Somebody has come up with a new (useful?) way of contacting the emergency services, and the first thing this gimp worries about is if it increase his phone bill.
That's the capitalist mentality for ya !
Me: Hey baby - I want to play put it where it doesn't belong.
911: Please state the nature of your emegency.
Me: I need to shoot my load reallly bad
911: Police are being dispatched to your location.
911 dispatcher: "LOL who is this?"
You actually PAY for SMSing? I don't think any service provider here in my country actually charges for SMSs, they did a while back but not any more.
Admit nothing. Deny Everything. Make Counter-accusations.
Where in the world one needs to pay for incoming sms? You need to move to a civilized country asap :)
emergencySMS. Requires registration. Marketed to the deaf, hard of hearing and speech-impaired, but Mountaineers are recommended to sign up too
Thank you for contacting 911. Standard text message charges may apply from your wireless provider, depending on your text message plan. If you have an unlimited text messaging plan, then there would be no additional charge. 911 is not responsible for any fees charged by your wireless provider. If you wish to continue to send notifications to 911, please reply with CONTINUE. At any time you may discontinue 911 text services by sending STOP to 911.
Dear 911,
Fire ! Fire !!
I hope you come soon.
Cellular voice/data -- existed for a couple decades. Barely-regulated private kleptocracy; every provider sucks in an individual, unique way.
I humbly disagree. While carriers may have some unique versions of their own "suck", there are plenty of methods of suck which they share around (hidden fees, unreasonable limits, and terrible contracts come to mind).
Not as uncommon as you might think. I'd rather not have to talk loud enough for the cellphone operator to hear me whilst hiding in the closet from armed intruders.
Within the EU, there's a requirement that all phones - including public payphones and mobiles - be able to dial 112 for free. Usefully, 112 is also in the GSM standard, so calling 112 will work even in the USA, connecting to 911. Not sure if dialing 911 in Europe would work.
i c suspect in hoodie omg here he comes SMG!
Ceci n'est pas un sig.
While its good to have this as an option as in this case more options are good, calling 911 and leaving the phone off the hook ( prompting a police visit ) is far faster than having to sit there and actually text 'help me'.

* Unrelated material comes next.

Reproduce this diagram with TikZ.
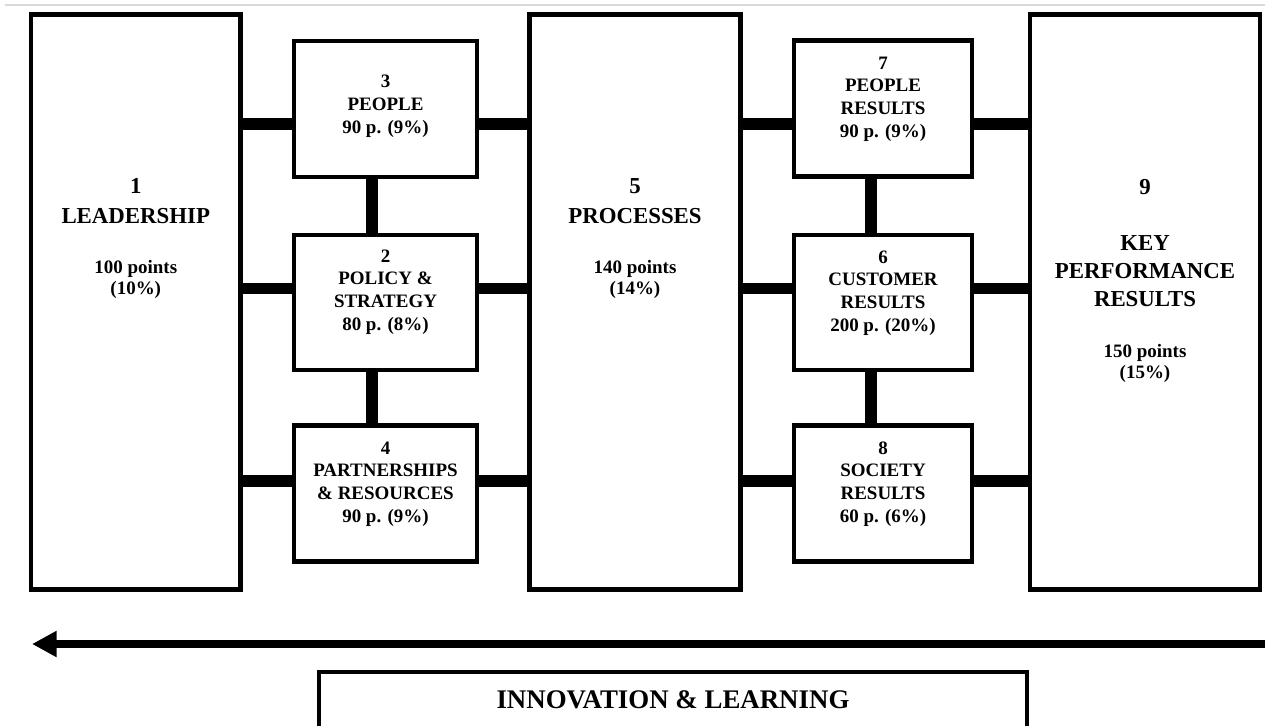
\documentclass[tikz,border=0pt]{standalone}
\usepackage{fontspec}
\setmainfont{Liberation Serif}
\usetikzlibrary{arrows.meta,positioning}
\definecolor{rulegray}{gray}{0.85}
\tikzset{
    frame/.style={draw,line width=2.4pt,inner sep=0pt},
    bigbox/.style={frame,minimum height=11.5cm},
    smallbox/.style={frame,minimum height=2.72cm},
    bar/.style={line width=6.5pt},
    bigtxt/.style={align=center,anchor=base,inner sep=0pt,font=\bfseries\fontsize{13pt}{17pt}\selectfont},
    ptstxt/.style={align=center,anchor=base,inner sep=0pt,font=\bfseries\fontsize{10.8pt}{11.8pt}\selectfont},
    smalltxt/.style={align=center,anchor=base,inner sep=0pt,font=\bfseries\fontsize{10.8pt}{12.9pt}\selectfont}
}
\begin{document}
\begin{tikzpicture}[x=0.02cm,y=-0.02cm]
    \useasboundingbox (0,0) rectangle (1265,725);
    % thin rule along the top
    \coordinate (topl) at (5,5);
    \coordinate (topr) at (1265,5);
    \draw[rulegray,line width=1.2pt] (topl) -- (topr);

    % the three tall columns
    \node[bigbox,minimum width=4.19cm] (lead) at (135.75,302) {};
    \node[bigbox,minimum width=4.22cm] (proc) at (635,302) {};
    \node[bigbox,minimum width=4.6cm] (kpr) at (1145,302) {};

    % enablers
    \node[smallbox,minimum width=3.66cm] (people) at (385.5,109) {};
    \node[smallbox,minimum width=3.66cm,minimum height=2.7cm] (policy) at (385.5,302.5) {};
    \node[smallbox,minimum width=3.66cm] (partner) at (385.5,493.5) {};

    % results
    \node[smallbox,minimum width=3.56cm] (peopleres) at (883,108.5) {};
    \node[smallbox,minimum width=3.56cm,minimum height=2.7cm] (custres) at (883,302.5) {};
    \node[smallbox,minimum width=3.56cm] (socres) at (883,493.5) {};

    % texts (base = baseline of the last line)
    \node[bigtxt] (leadtitle) at (135.75,223) {1\\LEADERSHIP};
    \node[ptstxt] (leadpts) at (135.75,294) {100 points\\(10\%)};
    \node[bigtxt] (proctitle) at (635,223) {5\\PROCESSES};
    \node[ptstxt] (procpts) at (635,294) {140 points\\(14\%)};
    \node[bigtxt] (kprnum) at (1145,194) {9};
    \node[bigtxt,font=\bfseries\fontsize{13pt}{15.8pt}\selectfont] (kprtitle) at (1145,306) {KEY\\PERFORMANCE\\RESULTS};
    \node[ptstxt] (kprpts) at (1145,378) {150 points\\(15\%)};

    \node[smalltxt] (peopletxt) at (385.5,133) {3\\PEOPLE\\90 p. (9\%)};
    \node[smalltxt] (policytxt) at (385.5,330) {2\\POLICY \&\\STRATEGY\\80 p. (8\%)};
    \node[smalltxt] (partnertxt) at (385.5,522) {4\\PARTNERSHIPS\\\& RESOURCES\\90 p. (9\%)};
    \node[smalltxt] (peoplerestxt) at (883,137) {7\\PEOPLE\\RESULTS\\90 p. (9\%)};
    \node[smalltxt] (custrestxt) at (883,331) {6\\CUSTOMER\\RESULTS\\200 p. (20\%)};
    \node[smalltxt] (socrestxt) at (883,522) {8\\SOCIETY\\RESULTS\\60 p. (6\%)};

    % rows and columns of the bars
    \coordinate (row1) at (0,124);
    \coordinate (row2) at (0,288.5);
    \coordinate (row3) at (0,481);
    \coordinate (colL) at (372,0);
    \coordinate (colR) at (871,0);

    \draw[bar] (lead.east |- row1) -- (people.west |- row1);
    \draw[bar] (lead.east |- row2) -- (policy.west |- row2);
    \draw[bar] (lead.east |- row3) -- (partner.west |- row3);
    \draw[bar] (people.east |- row1) -- (proc.west |- row1);
    \draw[bar] (policy.east |- row2) -- (proc.west |- row2);
    \draw[bar] (partner.east |- row3) -- (proc.west |- row3);
    \draw[bar] (proc.east |- row1) -- (peopleres.west |- row1);
    \draw[bar] (proc.east |- row2) -- (custres.west |- row2);
    \draw[bar] (proc.east |- row3) -- (socres.west |- row3);
    \draw[bar] (peopleres.east |- row1) -- (kpr.west |- row1);
    \draw[bar] (custres.east |- row2) -- (kpr.west |- row2);
    \draw[bar] (socres.east |- row3) -- (kpr.west |- row3);
    \draw[bar] (people.south -| colL) -- (policy.north -| colL);
    \draw[bar] (policy.south -| colL) -- (partner.north -| colL);
    \draw[bar] (peopleres.south -| colR) -- (custres.north -| colR);
    \draw[bar] (custres.south -| colR) -- (socres.north -| colR);

    % feedback arrow
    \coordinate (arrstart) at (1270,644);
    \coordinate (arrend) at (32,644);
    \draw[line width=4.5pt,-{Triangle[length=14pt,width=14pt]}] (arrstart) -- (arrend);

    \node[frame,minimum width=14.16cm,minimum height=1.92cm] (innov) at (673,720) {};
    \node[anchor=base,inner sep=0pt,font=\bfseries\fontsize{15.3pt}{18pt}\selectfont] (innovtxt) at (673,708) {INNOVATION \& LEARNING};
\end{tikzpicture}
\end{document}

---- Booth was a patriot ----
Deaf people rejoice!
You are correct. The trouble is that the IP-based relay provider has, on one hand, the 'registered user location' on file, which may or may not have been updated by the end user. On the other hand, the relay provider is also required to confirm the /current/ location of the customer before initiating the outbound call to the 9-1-1 center, because the routing to the correct center may only be done once an address is entered into the system.
By the nature of the services, the relay end user may be at any number of locations, or on a mobile handset.

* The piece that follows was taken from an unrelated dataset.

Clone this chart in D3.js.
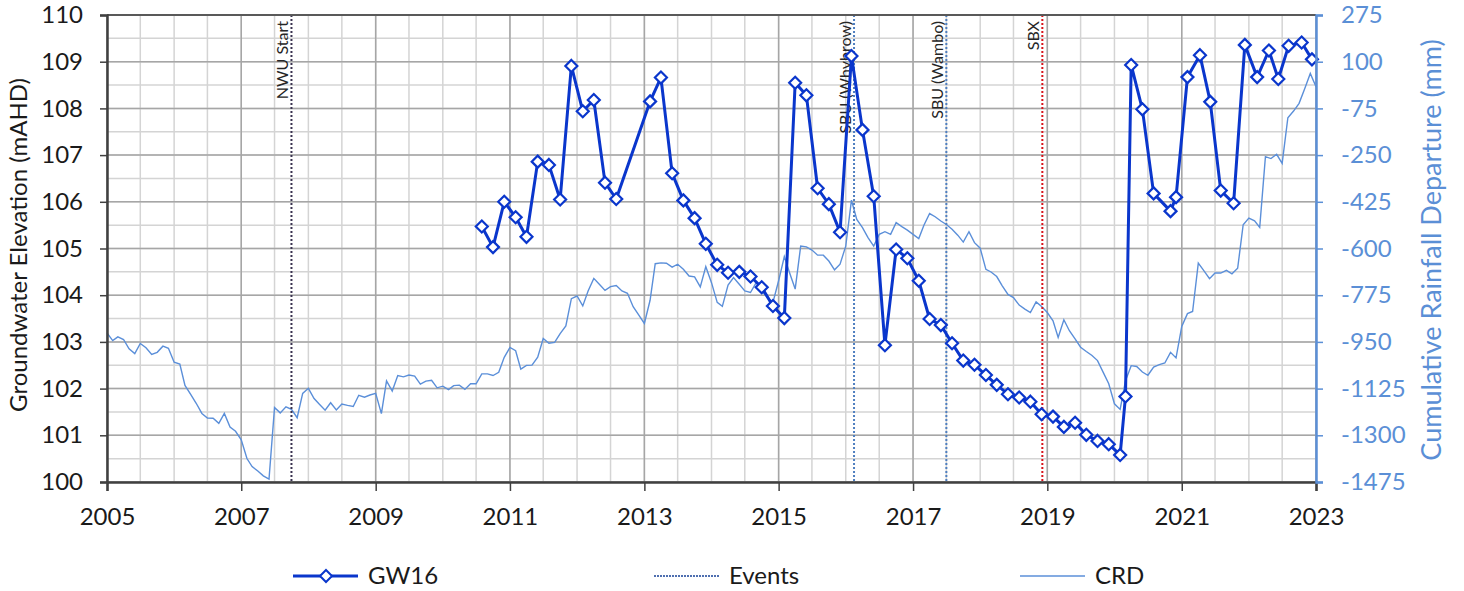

Hearing users placing a call to 9-1-1 don't need to worry about any of this. This is why text-to-911 is a great improvement for the Deaf/HoH.

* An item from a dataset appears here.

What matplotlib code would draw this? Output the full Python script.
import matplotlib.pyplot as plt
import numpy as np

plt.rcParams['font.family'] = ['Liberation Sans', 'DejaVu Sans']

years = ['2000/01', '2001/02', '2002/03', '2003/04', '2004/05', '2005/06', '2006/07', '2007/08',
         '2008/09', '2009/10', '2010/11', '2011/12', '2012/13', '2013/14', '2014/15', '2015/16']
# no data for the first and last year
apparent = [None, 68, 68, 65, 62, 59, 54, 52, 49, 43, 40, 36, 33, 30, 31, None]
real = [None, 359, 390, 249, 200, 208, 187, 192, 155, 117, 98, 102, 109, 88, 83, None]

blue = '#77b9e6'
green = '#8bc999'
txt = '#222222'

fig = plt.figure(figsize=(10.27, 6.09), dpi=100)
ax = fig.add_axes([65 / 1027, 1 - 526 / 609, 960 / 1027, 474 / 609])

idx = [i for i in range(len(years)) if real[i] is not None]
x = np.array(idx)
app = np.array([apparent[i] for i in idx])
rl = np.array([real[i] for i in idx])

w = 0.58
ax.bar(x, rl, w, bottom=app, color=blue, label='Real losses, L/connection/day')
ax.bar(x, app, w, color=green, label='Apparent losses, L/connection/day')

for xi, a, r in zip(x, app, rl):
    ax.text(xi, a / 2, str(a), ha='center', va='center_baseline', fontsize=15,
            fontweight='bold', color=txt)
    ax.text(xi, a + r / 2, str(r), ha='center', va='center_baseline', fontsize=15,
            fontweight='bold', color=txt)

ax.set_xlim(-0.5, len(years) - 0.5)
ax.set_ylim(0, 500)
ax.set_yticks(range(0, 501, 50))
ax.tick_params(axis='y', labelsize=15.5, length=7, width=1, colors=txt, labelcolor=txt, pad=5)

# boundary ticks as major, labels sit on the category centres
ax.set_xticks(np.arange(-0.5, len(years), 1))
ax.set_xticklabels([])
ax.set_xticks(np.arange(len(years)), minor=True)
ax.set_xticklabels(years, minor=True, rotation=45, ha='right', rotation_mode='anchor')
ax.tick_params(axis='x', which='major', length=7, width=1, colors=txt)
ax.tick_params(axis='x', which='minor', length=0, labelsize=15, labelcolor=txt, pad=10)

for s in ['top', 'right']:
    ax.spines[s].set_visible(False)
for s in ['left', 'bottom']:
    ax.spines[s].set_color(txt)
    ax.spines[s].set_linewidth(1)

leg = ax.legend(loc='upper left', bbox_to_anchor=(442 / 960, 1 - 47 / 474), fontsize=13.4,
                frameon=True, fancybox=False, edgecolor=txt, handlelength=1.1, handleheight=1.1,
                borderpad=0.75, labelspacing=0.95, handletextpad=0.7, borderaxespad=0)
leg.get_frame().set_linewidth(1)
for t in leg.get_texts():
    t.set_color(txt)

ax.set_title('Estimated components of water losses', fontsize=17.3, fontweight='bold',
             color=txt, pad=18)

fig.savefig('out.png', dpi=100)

OMG 911 PLZ HELP...ive fallen n i cant get up!
thanks bro...this looks totally legit
ur ideas r interesting....imma follow u on twitter
911: I put on my robe and wizard hat!
This SMS is a matter of life and death, please you read very carefully.
Having consulted with my colleagues and based on the information gathered from the Nigerian Chambers Of Commerce And Industry, I have the privilege to request your assistance to transfer the sum of $47,500,000.00 (forty seven million, five hundred thousand United States dollars) into your accounts. The above sum resulted from an over-invoiced contract, executed, commissioned and paid for about five years (5) ago by a foreign contractor. This action was however intentional and since then the fund has been in a suspense account at The Central Bank Of Nigeria Apex Bank...
...who have forgotten how to make phone calls because they only use their cell phones for txting.